First, Fetterman is not 100%. His campaign admits as much. He’s still recovering. His speeches are clearer than they were a month ago. But if you set aside strong ideological commitments, which is where in-play voters by definition are, one candidate recently having a stroke and still having some level of impairment isn’t a strange reason to have some second thoughts. Let’s be real: it’s not. For me and probably you Fetterman still having some road to full recovery is basically irrelevant. But if you’re swayable it’s not. This has played out in Fetterman’s resistance to doing multiple debates, which is an effective cudgel for Oz to hit on again and again.

The other problem for Fetterman is that his recovery from his stroke has hampered his ability to engage publicly with Oz — not just about his stroke but on every other issue. He’s out on the campaign trail. He’s not hiding. But he can’t engage in the same way. That to me is the story in Pennsylvania.

For some time Pennsylvania seemed like a sure thing, one all-but-locked-in pick-up which created a path for Democrats to get to a 51 or 52 seat majority and provided some insurance if they lost a seat in Georgia or Arizona. With that seat more clearly in play, things start to look different.
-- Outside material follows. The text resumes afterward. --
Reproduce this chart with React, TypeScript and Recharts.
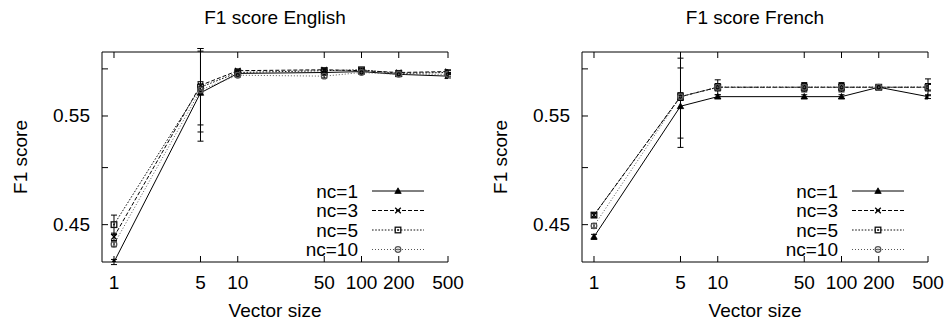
import React from 'react';
import { LineChart, Line, XAxis, YAxis, ErrorBar, Legend } from 'recharts';

// ---------- data ----------
const vectorSizes = [1, 5, 10, 50, 100, 200, 500];
const seriesLabels = ['nc=1', 'nc=3', 'nc=5', 'nc=10'];
const xTickValues = [1, 5, 10, 50, 100, 200, 500];
const yTickValues = [0.45, 0.5, 0.55, 0.6];
const yTickLabels = ['0.45', '', '0.55', ''];
const panelTitles = ['F1 score English', 'F1 score French'];
const xAxisTitle = 'Vector size';
const yAxisTitle = 'F1 score';

const englishNc1 = [0.42, 0.574, 0.595, 0.596, 0.597, 0.594, 0.592];
const englishNc3 = [0.44, 0.582, 0.598, 0.599, 0.598, 0.596, 0.597];
const englishNc5 = [0.45, 0.58, 0.596, 0.598, 0.599, 0.595, 0.596];
const englishNc10 = [0.434, 0.577, 0.593, 0.592, 0.596, 0.594, 0.594];
const englishNc1Err = [0.002, 0.049, 0.003, 0.003, 0.002, 0.002, 0.002];
const englishNc3Err = [0.003, 0.041, 0.002, 0.002, 0.002, 0.002, 0.002];
const englishNc5Err = [0.008, 0.006, 0.002, 0.002, 0.002, 0.002, 0.002];
const englishNc10Err = [0.002, 0.043, 0.002, 0.002, 0.002, 0.002, 0.002];

const frenchNc1 = [0.44, 0.56, 0.57, 0.57, 0.57, 0.58, 0.57];
const frenchNc3 = [0.458, 0.57, 0.58, 0.58, 0.58, 0.58, 0.58];
const frenchNc5 = [0.458, 0.57, 0.58, 0.58, 0.58, 0.58, 0.58];
const frenchNc10 = [0.449, 0.57, 0.58, 0.58, 0.58, 0.58, 0.58];
const frenchNc1Err = [0.002, 0.041, 0.002, 0.002, 0.002, 0.002, 0.002];
const frenchNc3Err = [0.002, 0.042, 0.008, 0.005, 0.005, 0.002, 0.009];
const frenchNc5Err = [0.002, 0.004, 0.004, 0.004, 0.004, 0.002, 0.004];
const frenchNc10Err = [0.002, 0.004, 0.003, 0.003, 0.003, 0.002, 0.003];

function buildRows(s1, s3, s5, s10, e1, e3, e5, e10) {
  return vectorSizes.map((size, i) => ({
    size,
    nc1: s1[i], nc3: s3[i], nc5: s5[i], nc10: s10[i],
    nc1Err: e1[i], nc3Err: e3[i], nc5Err: e5[i], nc10Err: e10[i],
  }));
}

const englishRows = buildRows(englishNc1, englishNc3, englishNc5, englishNc10,
  englishNc1Err, englishNc3Err, englishNc5Err, englishNc10Err);
const frenchRows = buildRows(frenchNc1, frenchNc3, frenchNc5, frenchNc10,
  frenchNc1Err, frenchNc3Err, frenchNc5Err, frenchNc10Err);

// ---------- styles ----------
const FONT = '"Liberation Sans", Arial, Helvetica, sans-serif';
const FS = 19;
const seriesStyles = [
  { key: 'nc1', dash: undefined, color: '#000', marker: 'triangle' },
  { key: 'nc3', dash: '4 2', color: '#000', marker: 'cross' },
  { key: 'nc5', dash: '1.6 1.6', color: '#111', marker: 'square' },
  { key: 'nc10', dash: '1 2', color: '#555', marker: 'circle' },
];

function Marker({ kind, cx, cy, color }) {
  if (cx == null || cy == null) return null;
  switch (kind) {
    case 'triangle':
      return <path d={`M${cx},${cy - 3.2}L${cx + 3.2},${cy + 2.4}L${cx - 3.2},${cy + 2.4}Z`} fill={color} stroke={color} strokeWidth={0.8} />;
    case 'cross':
      return <path d={`M${cx - 2.8},${cy - 2.8}L${cx + 2.8},${cy + 2.8}M${cx - 2.8},${cy + 2.8}L${cx + 2.8},${cy - 2.8}`} stroke={color} strokeWidth={1.3} fill="none" />;
    case 'square':
      return (
        <g>
          <rect x={cx - 2.8} y={cy - 2.8} width={5.6} height={5.6} fill="none" stroke={color} strokeWidth={1.3} />
          <rect x={cx - 0.8} y={cy - 0.8} width={1.6} height={1.6} fill={color} />
        </g>
      );
    default:
      return (
        <g>
          <circle cx={cx} cy={cy} r={2.8} fill="none" stroke={color} strokeWidth={1.3} />
          <circle cx={cx} cy={cy} r={0.9} fill={color} />
        </g>
      );
  }
}

const TICK_LEN = 6;

function BottomTick(props) {
  const { x, y, payload } = props;
  return (
    <g>
      <line x1={x} y1={y} x2={x} y2={y - TICK_LEN} stroke="#000" strokeWidth={1} />
      <text x={x} y={y + 27} textAnchor="middle" fontFamily={FONT} fontSize={FS} fill="#000">
        {String(payload.value)}
      </text>
    </g>
  );
}

function TopTick(props) {
  const { x, y } = props;
  return <line x1={x} y1={y} x2={x} y2={y + TICK_LEN} stroke="#000" strokeWidth={1} />;
}

function LeftTick(props) {
  const { x, y, payload } = props;
  const label = yTickLabels[yTickValues.indexOf(payload.value)] ?? '';
  return (
    <g>
      <line x1={x} y1={y} x2={x + TICK_LEN} y2={y} stroke="#000" strokeWidth={1} />
      {label ? (
        <text x={x - 12} y={y + 6.5} textAnchor="end" fontFamily={FONT} fontSize={FS} fill="#000">
          {label}
        </text>
      ) : null}
    </g>
  );
}

function RightTick(props) {
  const { x, y } = props;
  return <line x1={x} y1={y} x2={x - TICK_LEN} y2={y} stroke="#000" strokeWidth={1} />;
}

function TitleLabel(props) {
  const { viewBox, text } = props;
  if (!viewBox) return null;
  return (
    <text x={viewBox.x + viewBox.width / 2} y={24} textAnchor="middle" fontFamily={FONT} fontSize={FS} fill="#000">
      {text}
    </text>
  );
}

function XTitleLabel(props) {
  const { viewBox } = props;
  if (!viewBox) return null;
  return (
    <text x={viewBox.x + viewBox.width / 2} y={viewBox.y + 55} textAnchor="middle" fontFamily={FONT} fontSize={FS} fill="#000">
      {xAxisTitle}
    </text>
  );
}

function YTitleLabel(props) {
  const { viewBox } = props;
  if (!viewBox) return null;
  const tx = viewBox.x + 27;
  const ty = viewBox.y + viewBox.height / 2;
  return (
    <text x={tx} y={ty} transform={`rotate(-90, ${tx}, ${ty})`} textAnchor="middle" fontFamily={FONT} fontSize={FS} fill="#000">
      {yAxisTitle}
    </text>
  );
}

function LegendBox({ width }) {
  return (
    <svg width={width} height={322} style={{ display: 'block', overflow: 'visible' }}>
      {seriesLabels.map((lab, i) => {
        const st = seriesStyles[i];
        const cy = 191 + i * 19.5;
        return (
          <g key={lab}>
            <text x={358} y={cy + 6.5} textAnchor="end" fontFamily={FONT} fontSize={FS} fill="#000">{lab}</text>
            <line x1={372} y1={cy} x2={424} y2={cy} stroke={st.color} strokeWidth={1} strokeDasharray={st.dash} />
            <Marker kind={st.marker} cx={398} cy={cy} color={st.color} />
          </g>
        );
      })}
    </svg>
  );
}

function Panel({ title, rows, width, marginRight }) {
  return (
    <LineChart width={width} height={322} data={rows} margin={{ top: 0, right: marginRight, bottom: 0, left: 0 }}>
      <XAxis xAxisId="b" dataKey="size" type="number" scale="log" domain={[0.8, 500]} allowDataOverflow
        ticks={xTickValues} interval={0} tickSize={0} tickMargin={0} height={60}
        axisLine={{ stroke: '#000', strokeWidth: 1 }} tickLine={false}
        tick={(p) => <BottomTick {...p} />} label={<XTitleLabel />} />
      <XAxis xAxisId="t" dataKey="size" orientation="top" type="number" scale="log" domain={[0.8, 500]} allowDataOverflow
        ticks={xTickValues} interval={0} tickSize={0} tickMargin={0} height={52}
        axisLine={{ stroke: '#000', strokeWidth: 1 }} tickLine={false}
        tick={(p) => <TopTick {...p} />} label={<TitleLabel text={title} />} />
      <YAxis yAxisId="l" type="number" scale="log" domain={[0.42, 0.619]} allowDataOverflow
        ticks={yTickValues} interval={0} tickSize={0} tickMargin={0} width={102}
        axisLine={{ stroke: '#000', strokeWidth: 1 }} tickLine={false}
        tick={(p) => <LeftTick {...p} />} label={<YTitleLabel />} />
      <YAxis yAxisId="r" orientation="right" type="number" scale="log" domain={[0.42, 0.619]} allowDataOverflow
        ticks={yTickValues} interval={0} tickSize={0} tickMargin={0} width={0}
        axisLine={{ stroke: '#000', strokeWidth: 1 }} tickLine={false}
        tick={(p) => <RightTick {...p} />} />
      {seriesStyles.map((st) => (
        <Line key={st.key} xAxisId="b" yAxisId="l" type="linear" dataKey={st.key}
          stroke={st.color} strokeWidth={1} strokeDasharray={st.dash}
          isAnimationActive={false}
          dot={(p) => (
            <g key={`${st.key}-${p.index}`}>
              <Marker kind={st.marker} cx={p.cx} cy={p.cy} color={st.color} />
            </g>
          )}
          activeDot={false}>
          <ErrorBar dataKey={`${st.key}Err`} width={3} stroke="#000" strokeWidth={1} direction="y" isAnimationActive={false} />
        </Line>
      ))}
      <Legend layout="horizontal" verticalAlign="middle" align="center"
        wrapperStyle={{ position: 'absolute', left: 0, top: 0, width: width, height: 322, margin: 0, pointerEvents: 'none' }}
        content={() => <LegendBox width={width} />} />
    </LineChart>
  );
}

export default function App() {
  return (
    <div style={{ position: 'absolute', left: 0, top: 0, width: 946, height: 322, background: '#fff', overflow: 'hidden' }}>
      <div style={{ position: 'absolute', left: 0, top: 0 }}>
        <Panel title={panelTitles[0]} rows={englishRows} width={480} marginRight={32} />
      </div>
      <div style={{ position: 'absolute', left: 480, top: 0 }}>
        <Panel title={panelTitles[1]} rows={frenchRows} width={466} marginRight={18} />
      </div>
    </div>
  );
}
Meanwhile there’s another seat that hasn’t gotten that much attention. That’s Catherine Cortez Masto’s reelection campaign in Nevada. Just as I assume Republicans will win races in Ohio and North Carolina even though they’re tied or even a tiny bit behind, Nevada is a state where Democrats consistently pull out victories. But Adam Laxalt has been steadily catching up on Cortez Masto. If you go by the polls that race is now tied.

In most cases the differences we’re talking about are very very small — matters of averages moving a couple percentage points. But over the last couple weeks in key races those have all been in the GOP direction.

Perhaps the best way to look at the battle for the Senate right now is to say that according to the 538 averages there are five races within two percentage points — NC, NV, OH, GA and WI. That gives you a sense of the full range of possible outcomes and how big an impact the last four weeks of the campaign can have.